Work to be completed:
Restate each of the lines below word for word and drop every picture.

>>

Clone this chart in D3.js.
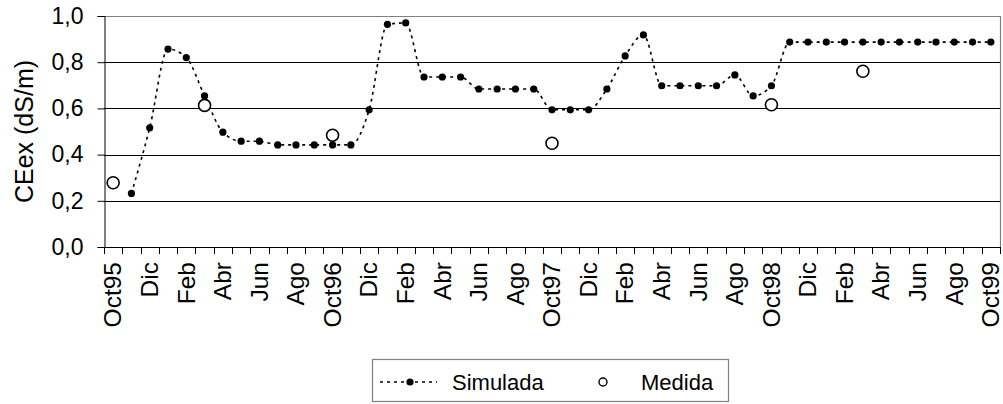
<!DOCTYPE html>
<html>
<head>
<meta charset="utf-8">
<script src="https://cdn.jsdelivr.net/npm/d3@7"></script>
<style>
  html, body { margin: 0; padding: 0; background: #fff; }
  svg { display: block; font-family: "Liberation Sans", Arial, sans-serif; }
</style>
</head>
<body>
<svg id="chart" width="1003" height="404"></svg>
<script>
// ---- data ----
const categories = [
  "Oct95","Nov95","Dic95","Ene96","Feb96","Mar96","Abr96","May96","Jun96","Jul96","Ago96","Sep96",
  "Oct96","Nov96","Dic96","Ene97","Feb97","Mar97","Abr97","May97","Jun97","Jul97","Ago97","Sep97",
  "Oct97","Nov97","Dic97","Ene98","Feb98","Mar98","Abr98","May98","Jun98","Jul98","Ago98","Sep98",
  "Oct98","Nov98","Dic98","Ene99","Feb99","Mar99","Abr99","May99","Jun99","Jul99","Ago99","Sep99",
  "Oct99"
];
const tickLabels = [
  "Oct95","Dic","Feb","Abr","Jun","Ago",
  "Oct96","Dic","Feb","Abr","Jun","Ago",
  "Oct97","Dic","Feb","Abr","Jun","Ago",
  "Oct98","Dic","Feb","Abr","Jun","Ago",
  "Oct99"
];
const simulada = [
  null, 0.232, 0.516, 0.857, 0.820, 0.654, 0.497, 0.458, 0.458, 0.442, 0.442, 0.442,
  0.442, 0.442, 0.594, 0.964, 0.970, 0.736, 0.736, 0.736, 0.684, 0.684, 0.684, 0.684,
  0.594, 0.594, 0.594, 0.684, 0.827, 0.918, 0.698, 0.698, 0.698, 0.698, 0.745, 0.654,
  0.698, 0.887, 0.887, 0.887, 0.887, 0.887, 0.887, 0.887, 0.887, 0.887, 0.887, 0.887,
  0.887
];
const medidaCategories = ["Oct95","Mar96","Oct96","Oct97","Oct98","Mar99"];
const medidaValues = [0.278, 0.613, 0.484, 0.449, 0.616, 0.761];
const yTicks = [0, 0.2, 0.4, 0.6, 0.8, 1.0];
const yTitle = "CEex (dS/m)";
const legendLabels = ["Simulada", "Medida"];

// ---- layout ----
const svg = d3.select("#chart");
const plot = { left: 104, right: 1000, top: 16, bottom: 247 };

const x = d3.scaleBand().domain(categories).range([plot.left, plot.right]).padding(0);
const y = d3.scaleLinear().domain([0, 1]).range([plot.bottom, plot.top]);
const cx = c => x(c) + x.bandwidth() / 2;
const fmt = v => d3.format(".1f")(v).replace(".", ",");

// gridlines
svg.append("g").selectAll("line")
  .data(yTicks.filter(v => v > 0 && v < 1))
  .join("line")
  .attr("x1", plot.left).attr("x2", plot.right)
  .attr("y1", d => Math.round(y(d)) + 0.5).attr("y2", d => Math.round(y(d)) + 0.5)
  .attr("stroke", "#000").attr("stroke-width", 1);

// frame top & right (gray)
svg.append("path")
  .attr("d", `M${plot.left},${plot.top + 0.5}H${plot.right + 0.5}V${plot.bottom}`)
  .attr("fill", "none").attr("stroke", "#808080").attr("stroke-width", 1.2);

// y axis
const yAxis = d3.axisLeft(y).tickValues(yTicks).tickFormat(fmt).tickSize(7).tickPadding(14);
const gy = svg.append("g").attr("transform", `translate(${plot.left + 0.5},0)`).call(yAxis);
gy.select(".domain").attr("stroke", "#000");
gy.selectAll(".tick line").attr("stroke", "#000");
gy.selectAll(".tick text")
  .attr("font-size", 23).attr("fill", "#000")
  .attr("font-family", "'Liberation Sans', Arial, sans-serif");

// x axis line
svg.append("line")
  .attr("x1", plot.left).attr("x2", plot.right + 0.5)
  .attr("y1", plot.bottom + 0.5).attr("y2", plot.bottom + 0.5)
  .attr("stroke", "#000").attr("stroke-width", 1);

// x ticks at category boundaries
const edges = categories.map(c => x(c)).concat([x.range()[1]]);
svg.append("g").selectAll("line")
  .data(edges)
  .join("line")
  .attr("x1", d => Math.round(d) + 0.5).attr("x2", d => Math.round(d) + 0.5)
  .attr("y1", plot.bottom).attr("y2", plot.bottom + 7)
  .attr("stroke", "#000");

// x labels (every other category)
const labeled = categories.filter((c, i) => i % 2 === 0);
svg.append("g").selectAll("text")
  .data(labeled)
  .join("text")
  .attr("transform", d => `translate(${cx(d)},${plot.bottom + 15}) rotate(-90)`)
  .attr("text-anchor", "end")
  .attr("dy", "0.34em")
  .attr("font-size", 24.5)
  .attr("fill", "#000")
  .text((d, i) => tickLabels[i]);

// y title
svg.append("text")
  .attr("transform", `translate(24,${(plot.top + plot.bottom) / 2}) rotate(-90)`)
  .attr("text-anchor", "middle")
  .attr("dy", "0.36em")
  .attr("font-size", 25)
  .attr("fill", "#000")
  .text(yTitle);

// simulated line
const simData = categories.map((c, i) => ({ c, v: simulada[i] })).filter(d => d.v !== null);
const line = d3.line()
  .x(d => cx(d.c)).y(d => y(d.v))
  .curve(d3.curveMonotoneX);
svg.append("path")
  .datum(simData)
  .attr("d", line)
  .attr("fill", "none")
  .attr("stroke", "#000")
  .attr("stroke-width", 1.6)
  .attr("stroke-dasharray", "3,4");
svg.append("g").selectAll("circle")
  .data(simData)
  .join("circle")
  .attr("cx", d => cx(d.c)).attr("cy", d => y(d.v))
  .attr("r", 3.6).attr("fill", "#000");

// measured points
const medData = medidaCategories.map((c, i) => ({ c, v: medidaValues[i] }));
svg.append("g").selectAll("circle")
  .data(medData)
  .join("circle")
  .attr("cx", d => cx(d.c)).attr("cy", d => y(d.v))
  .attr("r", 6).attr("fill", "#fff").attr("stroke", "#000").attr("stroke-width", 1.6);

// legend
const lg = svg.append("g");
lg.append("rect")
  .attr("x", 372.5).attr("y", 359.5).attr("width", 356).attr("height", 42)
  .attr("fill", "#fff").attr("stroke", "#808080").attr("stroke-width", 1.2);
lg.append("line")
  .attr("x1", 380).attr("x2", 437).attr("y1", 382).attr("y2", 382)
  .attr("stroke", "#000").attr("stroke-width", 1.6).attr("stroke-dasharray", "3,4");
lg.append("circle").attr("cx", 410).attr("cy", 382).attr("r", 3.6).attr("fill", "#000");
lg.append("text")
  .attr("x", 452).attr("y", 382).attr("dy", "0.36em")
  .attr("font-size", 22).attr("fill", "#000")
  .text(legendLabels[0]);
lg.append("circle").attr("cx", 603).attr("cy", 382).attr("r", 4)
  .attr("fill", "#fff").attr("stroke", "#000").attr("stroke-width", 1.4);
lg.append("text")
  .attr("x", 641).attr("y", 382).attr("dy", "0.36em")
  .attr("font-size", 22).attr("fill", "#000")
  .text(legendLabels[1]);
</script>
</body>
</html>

<<

The response:
Clone this chart in D3.js.
<!DOCTYPE html>
<html>
<head>
<meta charset="utf-8">
<script src="https://cdn.jsdelivr.net/npm/d3@7"></script>
<style>
  html, body { margin: 0; padding: 0; background: #fff; }
  svg { display: block; font-family: "Liberation Sans", Arial, sans-serif; }
</style>
</head>
<body>
<svg id="chart" width="1003" height="404"></svg>
<script>
// ---- data ----
const categories = [
  "Oct95","Nov95","Dic95","Ene96","Feb96","Mar96","Abr96","May96","Jun96","Jul96","Ago96","Sep96",
  "Oct96","Nov96","Dic96","Ene97","Feb97","Mar97","Abr97","May97","Jun97","Jul97","Ago97","Sep97",
  "Oct97","Nov97","Dic97","Ene98","Feb98","Mar98","Abr98","May98","Jun98","Jul98","Ago98","Sep98",
  "Oct98","Nov98","Dic98","Ene99","Feb99","Mar99","Abr99","May99","Jun99","Jul99","Ago99","Sep99",
  "Oct99"
];
const tickLabels = [
  "Oct95","Dic","Feb","Abr","Jun","Ago",
  "Oct96","Dic","Feb","Abr","Jun","Ago",
  "Oct97","Dic","Feb","Abr","Jun","Ago",
  "Oct98","Dic","Feb","Abr","Jun","Ago",
  "Oct99"
];
const simulada = [
  null, 0.232, 0.516, 0.857, 0.820, 0.654, 0.497, 0.458, 0.458, 0.442, 0.442, 0.442,
  0.442, 0.442, 0.594, 0.964, 0.970, 0.736, 0.736, 0.736, 0.684, 0.684, 0.684, 0.684,
  0.594, 0.594, 0.594, 0.684, 0.827, 0.918, 0.698, 0.698, 0.698, 0.698, 0.745, 0.654,
  0.698, 0.887, 0.887, 0.887, 0.887, 0.887, 0.887, 0.887, 0.887, 0.887, 0.887, 0.887,
  0.887
];
const medidaCategories = ["Oct95","Mar96","Oct96","Oct97","Oct98","Mar99"];
const medidaValues = [0.278, 0.613, 0.484, 0.449, 0.616, 0.761];
const yTicks = [0, 0.2, 0.4, 0.6, 0.8, 1.0];
const yTitle = "CEex (dS/m)";
const legendLabels = ["Simulada", "Medida"];

// ---- layout ----
const svg = d3.select("#chart");
const plot = { left: 104, right: 1000, top: 16, bottom: 247 };

const x = d3.scaleBand().domain(categories).range([plot.left, plot.right]).padding(0);
const y = d3.scaleLinear().domain([0, 1]).range([plot.bottom, plot.top]);
const cx = c => x(c) + x.bandwidth() / 2;
const fmt = v => d3.format(".1f")(v).replace(".", ",");

// gridlines
svg.append("g").selectAll("line")
  .data(yTicks.filter(v => v > 0 && v < 1))
  .join("line")
  .attr("x1", plot.left).attr("x2", plot.right)
  .attr("y1", d => Math.round(y(d)) + 0.5).attr("y2", d => Math.round(y(d)) + 0.5)
  .attr("stroke", "#000").attr("stroke-width", 1);

// frame top & right (gray)
svg.append("path")
  .attr("d", `M${plot.left},${plot.top + 0.5}H${plot.right + 0.5}V${plot.bottom}`)
  .attr("fill", "none").attr("stroke", "#808080").attr("stroke-width", 1.2);

// y axis
const yAxis = d3.axisLeft(y).tickValues(yTicks).tickFormat(fmt).tickSize(7).tickPadding(14);
const gy = svg.append("g").attr("transform", `translate(${plot.left + 0.5},0)`).call(yAxis);
gy.select(".domain").attr("stroke", "#000");
gy.selectAll(".tick line").attr("stroke", "#000");
gy.selectAll(".tick text")
  .attr("font-size", 23).attr("fill", "#000")
  .attr("font-family", "'Liberation Sans', Arial, sans-serif");

// x axis line
svg.append("line")
  .attr("x1", plot.left).attr("x2", plot.right + 0.5)
  .attr("y1", plot.bottom + 0.5).attr("y2", plot.bottom + 0.5)
  .attr("stroke", "#000").attr("stroke-width", 1);

// x ticks at category boundaries
const edges = categories.map(c => x(c)).concat([x.range()[1]]);
svg.append("g").selectAll("line")
  .data(edges)
  .join("line")
  .attr("x1", d => Math.round(d) + 0.5).attr("x2", d => Math.round(d) + 0.5)
  .attr("y1", plot.bottom).attr("y2", plot.bottom + 7)
  .attr("stroke", "#000");

// x labels (every other category)
const labeled = categories.filter((c, i) => i % 2 === 0);
svg.append("g").selectAll("text")
  .data(labeled)
  .join("text")
  .attr("transform", d => `translate(${cx(d)},${plot.bottom + 15}) rotate(-90)`)
  .attr("text-anchor", "end")
  .attr("dy", "0.34em")
  .attr("font-size", 24.5)
  .attr("fill", "#000")
  .text((d, i) => tickLabels[i]);

// y title
svg.append("text")
  .attr("transform", `translate(24,${(plot.top + plot.bottom) / 2}) rotate(-90)`)
  .attr("text-anchor", "middle")
  .attr("dy", "0.36em")
  .attr("font-size", 25)
  .attr("fill", "#000")
  .text(yTitle);

// simulated line
const simData = categories.map((c, i) => ({ c, v: simulada[i] })).filter(d => d.v !== null);
const line = d3.line()
  .x(d => cx(d.c)).y(d => y(d.v))
  .curve(d3.curveMonotoneX);
svg.append("path")
  .datum(simData)
  .attr("d", line)
  .attr("fill", "none")
  .attr("stroke", "#000")
  .attr("stroke-width", 1.6)
  .attr("stroke-dasharray", "3,4");
svg.append("g").selectAll("circle")
  .data(simData)
  .join("circle")
  .attr("cx", d => cx(d.c)).attr("cy", d => y(d.v))
  .attr("r", 3.6).attr("fill", "#000");

// measured points
const medData = medidaCategories.map((c, i) => ({ c, v: medidaValues[i] }));
svg.append("g").selectAll("circle")
  .data(medData)
  .join("circle")
  .attr("cx", d => cx(d.c)).attr("cy", d => y(d.v))
  .attr("r", 6).attr("fill", "#fff").attr("stroke", "#000").attr("stroke-width", 1.6);

// legend
const lg = svg.append("g");
lg.append("rect")
  .attr("x", 372.5).attr("y", 359.5).attr("width", 356).attr("height", 42)
  .attr("fill", "#fff").attr("stroke", "#808080").attr("stroke-width", 1.2);
lg.append("line")
  .attr("x1", 380).attr("x2", 437).attr("y1", 382).attr("y2", 382)
  .attr("stroke", "#000").attr("stroke-width", 1.6).attr("stroke-dasharray", "3,4");
lg.append("circle").attr("cx", 410).attr("cy", 382).attr("r", 3.6).attr("fill", "#000");
lg.append("text")
  .attr("x", 452).attr("y", 382).attr("dy", "0.36em")
  .attr("font-size", 22).attr("fill", "#000")
  .text(legendLabels[0]);
lg.append("circle").attr("cx", 603).attr("cy", 382).attr("r", 4)
  .attr("fill", "#fff").attr("stroke", "#000").attr("stroke-width", 1.4);
lg.append("text")
  .attr("x", 641).attr("y", 382).attr("dy", "0.36em")
  .attr("font-size", 22).attr("fill", "#000")
  .text(legendLabels[1]);
</script>
</body>
</html>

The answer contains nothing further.